↓↓↓

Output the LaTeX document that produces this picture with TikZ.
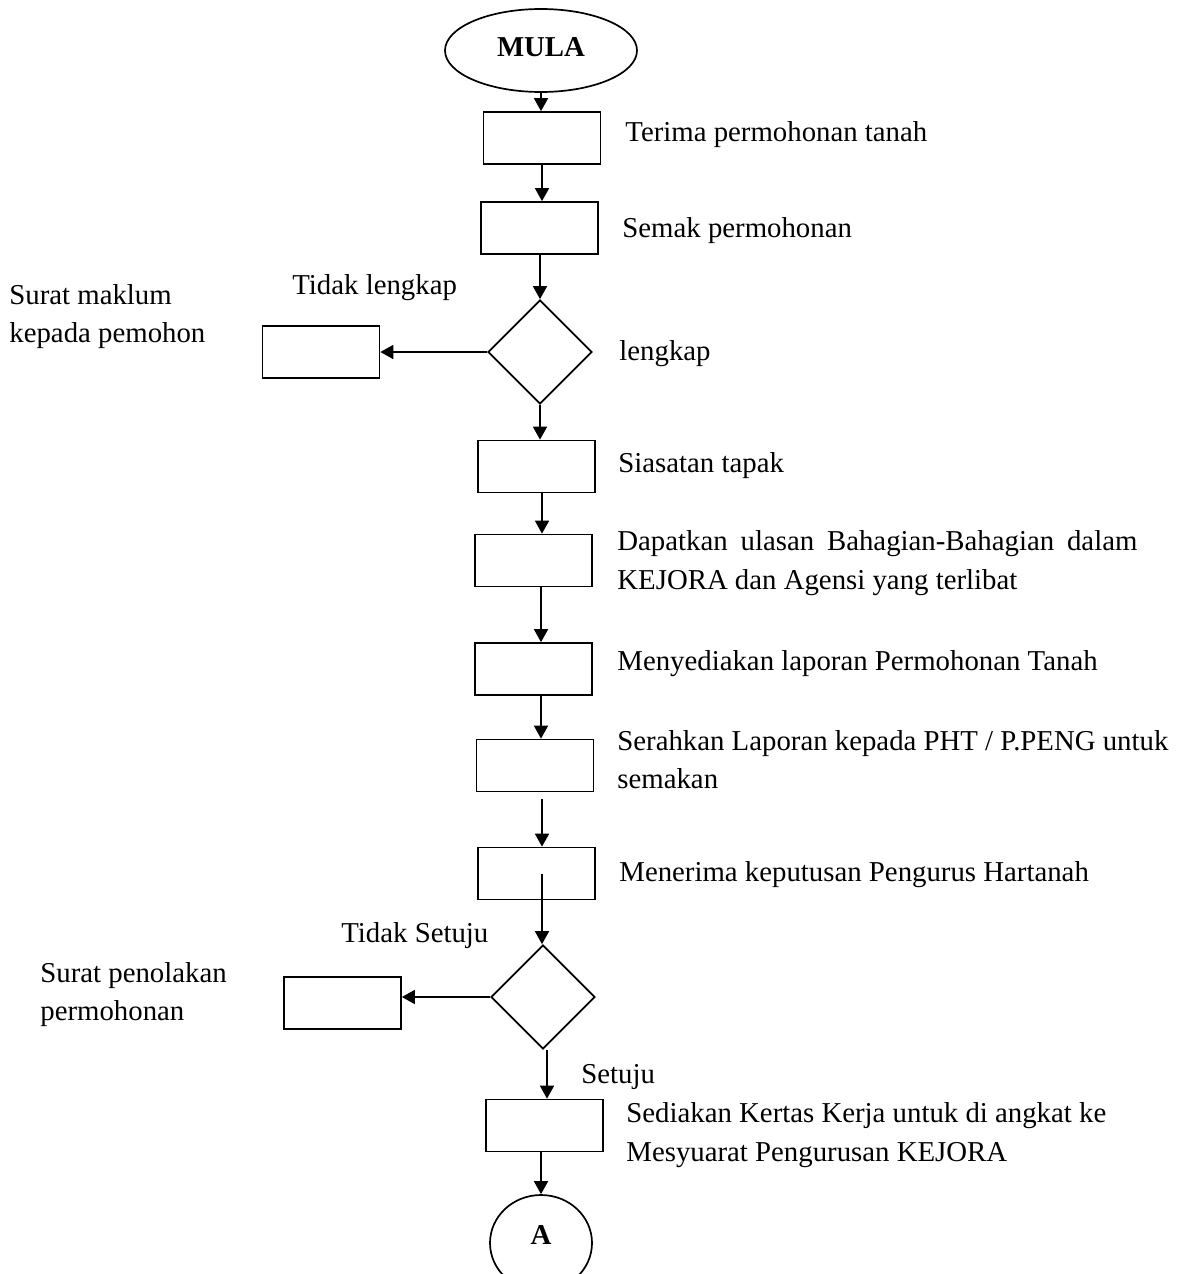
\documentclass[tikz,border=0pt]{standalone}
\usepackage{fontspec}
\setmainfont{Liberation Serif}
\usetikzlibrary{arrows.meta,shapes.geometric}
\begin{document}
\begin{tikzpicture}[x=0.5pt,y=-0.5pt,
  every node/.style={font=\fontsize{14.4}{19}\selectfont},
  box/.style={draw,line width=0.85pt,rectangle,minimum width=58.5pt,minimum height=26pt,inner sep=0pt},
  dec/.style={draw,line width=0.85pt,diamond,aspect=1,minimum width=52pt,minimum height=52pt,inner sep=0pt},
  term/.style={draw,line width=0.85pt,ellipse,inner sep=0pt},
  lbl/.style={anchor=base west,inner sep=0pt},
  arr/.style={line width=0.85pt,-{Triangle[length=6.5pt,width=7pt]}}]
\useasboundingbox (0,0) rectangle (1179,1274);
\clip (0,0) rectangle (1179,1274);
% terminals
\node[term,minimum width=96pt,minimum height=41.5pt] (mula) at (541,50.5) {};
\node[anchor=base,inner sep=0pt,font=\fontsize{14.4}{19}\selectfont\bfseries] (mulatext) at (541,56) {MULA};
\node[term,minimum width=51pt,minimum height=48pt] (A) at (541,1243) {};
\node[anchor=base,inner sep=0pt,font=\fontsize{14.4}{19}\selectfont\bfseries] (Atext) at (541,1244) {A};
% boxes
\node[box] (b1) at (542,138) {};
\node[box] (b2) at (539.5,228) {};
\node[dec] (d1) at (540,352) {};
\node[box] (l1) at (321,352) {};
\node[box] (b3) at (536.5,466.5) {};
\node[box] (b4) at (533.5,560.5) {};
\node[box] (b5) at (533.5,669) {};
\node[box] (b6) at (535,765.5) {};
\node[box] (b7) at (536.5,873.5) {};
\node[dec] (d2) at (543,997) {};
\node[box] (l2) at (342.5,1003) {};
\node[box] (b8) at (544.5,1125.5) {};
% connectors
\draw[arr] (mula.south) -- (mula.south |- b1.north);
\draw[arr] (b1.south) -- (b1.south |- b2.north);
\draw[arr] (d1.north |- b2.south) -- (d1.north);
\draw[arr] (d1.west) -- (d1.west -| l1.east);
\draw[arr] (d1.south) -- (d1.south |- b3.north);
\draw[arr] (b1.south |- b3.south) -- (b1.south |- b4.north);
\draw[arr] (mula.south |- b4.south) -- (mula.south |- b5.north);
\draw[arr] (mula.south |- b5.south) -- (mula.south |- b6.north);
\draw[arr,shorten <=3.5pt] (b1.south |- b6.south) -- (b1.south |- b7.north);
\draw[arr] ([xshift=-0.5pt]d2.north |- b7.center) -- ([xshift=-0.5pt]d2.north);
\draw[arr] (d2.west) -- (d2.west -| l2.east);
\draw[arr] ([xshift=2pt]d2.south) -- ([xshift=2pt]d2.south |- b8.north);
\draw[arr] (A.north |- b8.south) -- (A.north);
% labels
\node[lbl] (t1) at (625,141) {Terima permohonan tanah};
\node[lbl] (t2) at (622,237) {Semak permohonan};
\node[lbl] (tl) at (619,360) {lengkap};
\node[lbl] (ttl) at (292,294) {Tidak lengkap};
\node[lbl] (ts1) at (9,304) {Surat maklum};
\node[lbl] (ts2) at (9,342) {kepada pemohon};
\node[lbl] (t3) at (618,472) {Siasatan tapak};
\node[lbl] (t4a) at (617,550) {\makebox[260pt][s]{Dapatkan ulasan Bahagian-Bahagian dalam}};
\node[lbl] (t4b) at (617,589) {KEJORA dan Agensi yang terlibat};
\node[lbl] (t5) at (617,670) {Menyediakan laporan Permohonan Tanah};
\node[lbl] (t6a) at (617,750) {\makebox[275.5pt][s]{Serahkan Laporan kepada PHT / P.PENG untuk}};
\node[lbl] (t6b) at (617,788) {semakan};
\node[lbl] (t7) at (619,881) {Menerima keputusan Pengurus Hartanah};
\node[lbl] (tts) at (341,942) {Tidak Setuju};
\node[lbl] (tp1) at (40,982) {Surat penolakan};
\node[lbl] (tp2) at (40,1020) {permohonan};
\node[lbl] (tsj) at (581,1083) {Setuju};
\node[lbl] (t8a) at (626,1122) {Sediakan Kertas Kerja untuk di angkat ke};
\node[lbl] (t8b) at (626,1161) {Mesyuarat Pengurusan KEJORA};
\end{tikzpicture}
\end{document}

↑↑↑

• [Short task]: Reproduce the listing exactly. Leave its pictures out.

• [The response]:
Output the LaTeX document that produces this picture with TikZ.
\documentclass[tikz,border=0pt]{standalone}
\usepackage{fontspec}
\setmainfont{Liberation Serif}
\usetikzlibrary{arrows.meta,shapes.geometric}
\begin{document}
\begin{tikzpicture}[x=0.5pt,y=-0.5pt,
  every node/.style={font=\fontsize{14.4}{19}\selectfont},
  box/.style={draw,line width=0.85pt,rectangle,minimum width=58.5pt,minimum height=26pt,inner sep=0pt},
  dec/.style={draw,line width=0.85pt,diamond,aspect=1,minimum width=52pt,minimum height=52pt,inner sep=0pt},
  term/.style={draw,line width=0.85pt,ellipse,inner sep=0pt},
  lbl/.style={anchor=base west,inner sep=0pt},
  arr/.style={line width=0.85pt,-{Triangle[length=6.5pt,width=7pt]}}]
\useasboundingbox (0,0) rectangle (1179,1274);
\clip (0,0) rectangle (1179,1274);
% terminals
\node[term,minimum width=96pt,minimum height=41.5pt] (mula) at (541,50.5) {};
\node[anchor=base,inner sep=0pt,font=\fontsize{14.4}{19}\selectfont\bfseries] (mulatext) at (541,56) {MULA};
\node[term,minimum width=51pt,minimum height=48pt] (A) at (541,1243) {};
\node[anchor=base,inner sep=0pt,font=\fontsize{14.4}{19}\selectfont\bfseries] (Atext) at (541,1244) {A};
% boxes
\node[box] (b1) at (542,138) {};
\node[box] (b2) at (539.5,228) {};
\node[dec] (d1) at (540,352) {};
\node[box] (l1) at (321,352) {};
\node[box] (b3) at (536.5,466.5) {};
\node[box] (b4) at (533.5,560.5) {};
\node[box] (b5) at (533.5,669) {};
\node[box] (b6) at (535,765.5) {};
\node[box] (b7) at (536.5,873.5) {};
\node[dec] (d2) at (543,997) {};
\node[box] (l2) at (342.5,1003) {};
\node[box] (b8) at (544.5,1125.5) {};
% connectors
\draw[arr] (mula.south) -- (mula.south |- b1.north);
\draw[arr] (b1.south) -- (b1.south |- b2.north);
\draw[arr] (d1.north |- b2.south) -- (d1.north);
\draw[arr] (d1.west) -- (d1.west -| l1.east);
\draw[arr] (d1.south) -- (d1.south |- b3.north);
\draw[arr] (b1.south |- b3.south) -- (b1.south |- b4.north);
\draw[arr] (mula.south |- b4.south) -- (mula.south |- b5.north);
\draw[arr] (mula.south |- b5.south) -- (mula.south |- b6.north);
\draw[arr,shorten <=3.5pt] (b1.south |- b6.south) -- (b1.south |- b7.north);
\draw[arr] ([xshift=-0.5pt]d2.north |- b7.center) -- ([xshift=-0.5pt]d2.north);
\draw[arr] (d2.west) -- (d2.west -| l2.east);
\draw[arr] ([xshift=2pt]d2.south) -- ([xshift=2pt]d2.south |- b8.north);
\draw[arr] (A.north |- b8.south) -- (A.north);
% labels
\node[lbl] (t1) at (625,141) {Terima permohonan tanah};
\node[lbl] (t2) at (622,237) {Semak permohonan};
\node[lbl] (tl) at (619,360) {lengkap};
\node[lbl] (ttl) at (292,294) {Tidak lengkap};
\node[lbl] (ts1) at (9,304) {Surat maklum};
\node[lbl] (ts2) at (9,342) {kepada pemohon};
\node[lbl] (t3) at (618,472) {Siasatan tapak};
\node[lbl] (t4a) at (617,550) {\makebox[260pt][s]{Dapatkan ulasan Bahagian-Bahagian dalam}};
\node[lbl] (t4b) at (617,589) {KEJORA dan Agensi yang terlibat};
\node[lbl] (t5) at (617,670) {Menyediakan laporan Permohonan Tanah};
\node[lbl] (t6a) at (617,750) {\makebox[275.5pt][s]{Serahkan Laporan kepada PHT / P.PENG untuk}};
\node[lbl] (t6b) at (617,788) {semakan};
\node[lbl] (t7) at (619,881) {Menerima keputusan Pengurus Hartanah};
\node[lbl] (tts) at (341,942) {Tidak Setuju};
\node[lbl] (tp1) at (40,982) {Surat penolakan};
\node[lbl] (tp2) at (40,1020) {permohonan};
\node[lbl] (tsj) at (581,1083) {Setuju};
\node[lbl] (t8a) at (626,1122) {Sediakan Kertas Kerja untuk di angkat ke};
\node[lbl] (t8b) at (626,1161) {Mesyuarat Pengurusan KEJORA};
\end{tikzpicture}
\end{document}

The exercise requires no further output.